From the Gemaldegallerie in Berlin earlier this year
I love Berlin. This was my second visit to this marvelous, historic city. The last time was several years ago when I met my longtime penfriend (I suppose a concept that doesn’t exist anymore) for the first time. This time it was for a team offsite. My flight arrived late in the evening on a weekday and for the next couple of days we were to remain closeted in the hotel’s meeting rooms, going out only by night.
We had a free afternoon on Thursday (the glory begins here) and a few colleagues and I took a taxi to the Reichstag, passing the magnificent Victory column along the way, flanked either side by the massive Tiergarten. Cities can do a lot worse than Berlin in reconstruction efforts. The German capital has some of the most gorgeous architectural structures, and what a variety! Take the Reichstag as an example – look at its stunning glass structure. Going inside wasn’t possible when we went. Hopefully I’ll be lucky on my third visit and watch an assembly in progress.
We walked to the Brandenburg Gate from the Reichstag – this place smacks of history.
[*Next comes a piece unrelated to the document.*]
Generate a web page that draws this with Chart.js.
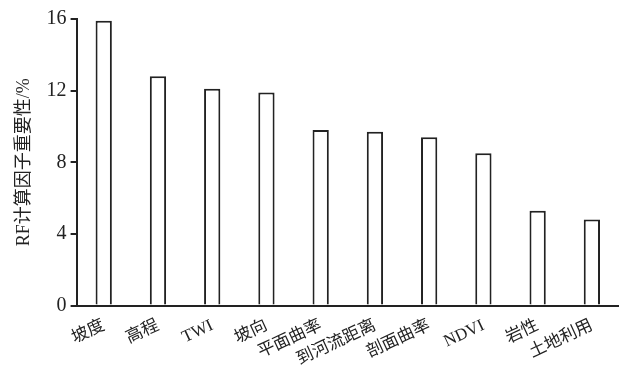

And then the Holocast memorial. This was very relevant to me since I’ve been revisiting history and am on the chapter of the second world war (through nightly documentaries). Do take the steps down to the information center if you are ever there- we missed doing this (we just didn’t know it was there) and I regret it because I really wanted to see it.
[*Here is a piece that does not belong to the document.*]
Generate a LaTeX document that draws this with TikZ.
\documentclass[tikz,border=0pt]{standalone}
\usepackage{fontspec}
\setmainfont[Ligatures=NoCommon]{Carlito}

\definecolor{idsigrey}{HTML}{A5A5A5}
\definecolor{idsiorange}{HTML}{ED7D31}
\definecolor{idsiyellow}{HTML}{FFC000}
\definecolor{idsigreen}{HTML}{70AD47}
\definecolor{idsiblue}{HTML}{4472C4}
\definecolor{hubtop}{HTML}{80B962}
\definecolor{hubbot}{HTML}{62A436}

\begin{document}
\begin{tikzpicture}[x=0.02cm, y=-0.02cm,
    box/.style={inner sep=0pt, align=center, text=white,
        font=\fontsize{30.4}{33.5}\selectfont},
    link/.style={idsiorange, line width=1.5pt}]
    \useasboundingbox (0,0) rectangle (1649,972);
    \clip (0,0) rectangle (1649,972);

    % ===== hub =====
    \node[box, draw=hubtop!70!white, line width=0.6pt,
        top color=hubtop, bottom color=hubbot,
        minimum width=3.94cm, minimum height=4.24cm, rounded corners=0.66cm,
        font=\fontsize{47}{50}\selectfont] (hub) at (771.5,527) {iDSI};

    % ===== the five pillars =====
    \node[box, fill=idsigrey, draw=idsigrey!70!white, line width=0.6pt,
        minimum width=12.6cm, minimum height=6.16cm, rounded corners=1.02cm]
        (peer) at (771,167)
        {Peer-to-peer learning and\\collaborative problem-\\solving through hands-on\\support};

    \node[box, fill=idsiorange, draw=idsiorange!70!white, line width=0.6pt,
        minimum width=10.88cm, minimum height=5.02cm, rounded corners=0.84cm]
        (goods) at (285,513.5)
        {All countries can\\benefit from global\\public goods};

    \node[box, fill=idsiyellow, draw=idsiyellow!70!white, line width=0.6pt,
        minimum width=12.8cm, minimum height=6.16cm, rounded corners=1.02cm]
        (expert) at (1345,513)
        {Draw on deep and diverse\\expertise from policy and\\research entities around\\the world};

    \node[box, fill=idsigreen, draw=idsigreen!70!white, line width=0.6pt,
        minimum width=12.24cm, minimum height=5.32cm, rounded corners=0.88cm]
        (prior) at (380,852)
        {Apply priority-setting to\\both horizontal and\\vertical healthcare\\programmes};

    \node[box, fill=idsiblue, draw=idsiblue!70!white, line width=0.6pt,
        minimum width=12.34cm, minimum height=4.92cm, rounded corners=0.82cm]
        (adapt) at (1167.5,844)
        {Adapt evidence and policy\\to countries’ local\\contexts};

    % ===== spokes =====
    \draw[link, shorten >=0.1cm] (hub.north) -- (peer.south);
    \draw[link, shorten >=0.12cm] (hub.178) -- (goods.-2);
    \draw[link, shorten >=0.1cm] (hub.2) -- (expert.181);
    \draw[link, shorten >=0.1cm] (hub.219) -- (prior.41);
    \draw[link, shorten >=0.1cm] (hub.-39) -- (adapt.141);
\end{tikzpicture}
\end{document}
At Potsdamer Platz, we saw what remains of the Wall and then went to Checkpoint Charlie. At the end of the day we went to the Judisches Museum (Jewish Museum). The building is designed as an exploding star of David and adds to the feel of the place. We had very little time to explore this museum so I restricted my visit to the section on the impact of the Nazi party on the community. There were photos and videos of people being lead away to their deaths. There were personal belongings and letters. I felt very sad.
We hurried back to the hotel, changed and got into the tour buses which would take us to our dinner in a restaurant converted from a former water works. The tour covered much of what we had seen during the day but it was interesting to see the embassies of various countries by night.
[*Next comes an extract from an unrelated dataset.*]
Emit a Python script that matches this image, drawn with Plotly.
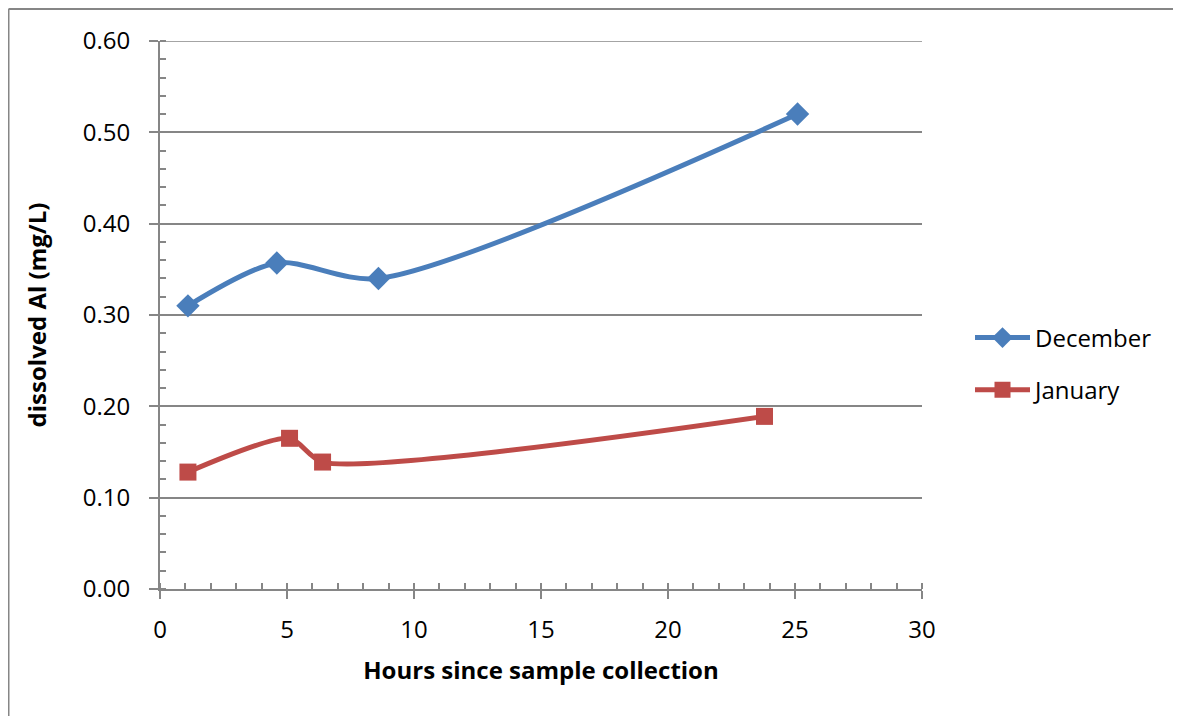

Friday was even better than the previous day. Sessions were over before mid-day and my flight back was late in the evening. I had three choices, to go to the information center at the Holocast memorial which I had missed the previous day, or the Ishtar Gate at the Pergamon museum, a reconstruction of a gate in Babylon and other treasures of the museum island, or go to the Gemaeldegalerie to see one of the finest collections of paintings in the world. In the end the gallery won as I have more comfort in paintings though it was a tough choice. I would definitely want to go back to Berlin someday just to see the other two.
But the gallery, oh so lovely. The collection of paintings by German artists was great but there were some old friends too – the Dutch masters. You won’t even need to consult your map to know you’ve entered a room containing a different era. And the works of Vermeer and Rembrandt and Rubens all seem so familiar. I spent a very happy afternoon browsing. The museum has audio guides included in the price and that’s very useful since the works are labelled in German and not all have a summary providing information on the context or the painter. I will write a separate post on the gems I encountered in this gallery. I had such a warm, happy feeling afterwards, as I tend to when I see a great collection. The building again was cool, the art works arranged in such a logical way by painter, nationality and era. Another very impressive building near to the Gallery houses the Berlin Philharmonic Orchestra. Another reason to return to this marvelous city.
I also found Berliners to be friendly, laid back people, ready with a smile. All in all, it was a brief visit but a very satisfying one. Leaving a place with a strong desire to return some day is a great feeling.